I also understand agnosticism to be on a gray scale...

white/complete-belief B=%100/theism/(assertion of knowledge)

...gray-area/varying amounts of partial-belief %0>B<%100/agnosticism/(no assertion of knowledge)...

black/complete-belief in non-existence B=%100/atheism[NOTE:as it seems sometimes used, but in my opinion not what logically follows from the word atheism]/(assertion of knowledge)

Personally I'm close enough to the black to pretty much see black. Any deity I have ever heard of or contemplated makes to me about the same or less logical sense to exist as Santa Claus.

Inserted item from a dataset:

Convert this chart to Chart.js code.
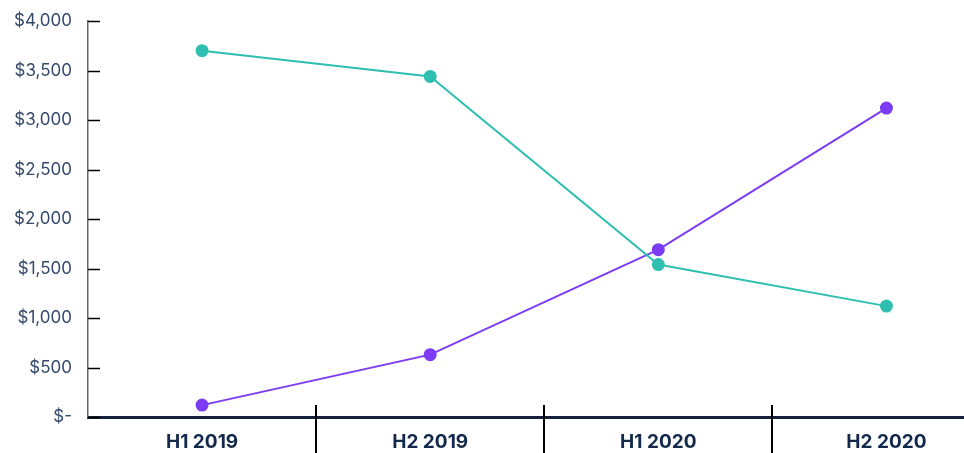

Yet, I do watch out for absolutes in theory, for they just beg to be more complex. Of course there are some seemingly unavoidable ones like wanting to not die and doing things that are seemingly "absolutely" necessary to stay alive (avoid things believed to lead to a faster death).

I would also like to point out that I don't find it necessary to completely believe anything to contemplate it as a possible absolute, and behave accordingly.

A neat idea I like to keep in mind involving thoughts of things that transcend life/existence as-we-know-it; like this notion of belief currently under discussion--is that we know there are many celestial phenomena that occur regularly but exceed the time-scale of our existence. So, so far, our existence has yet to coincide with their existences. And if we die-off for whatever reason, we will have been aware of the existence of something that never existed for us, but has existed before us and very likely will after life, as-we-know-it ends.

Calvinist said...

I don't think you understand Calvinism at all.

Calvinism is the idea the your christianity is pre-determined. Calvinist efficax gratia is simply determinism.

It's nothing about not being Christian in your mind the whole time but your life being pre-understood by God.

Correct that because it's misleading.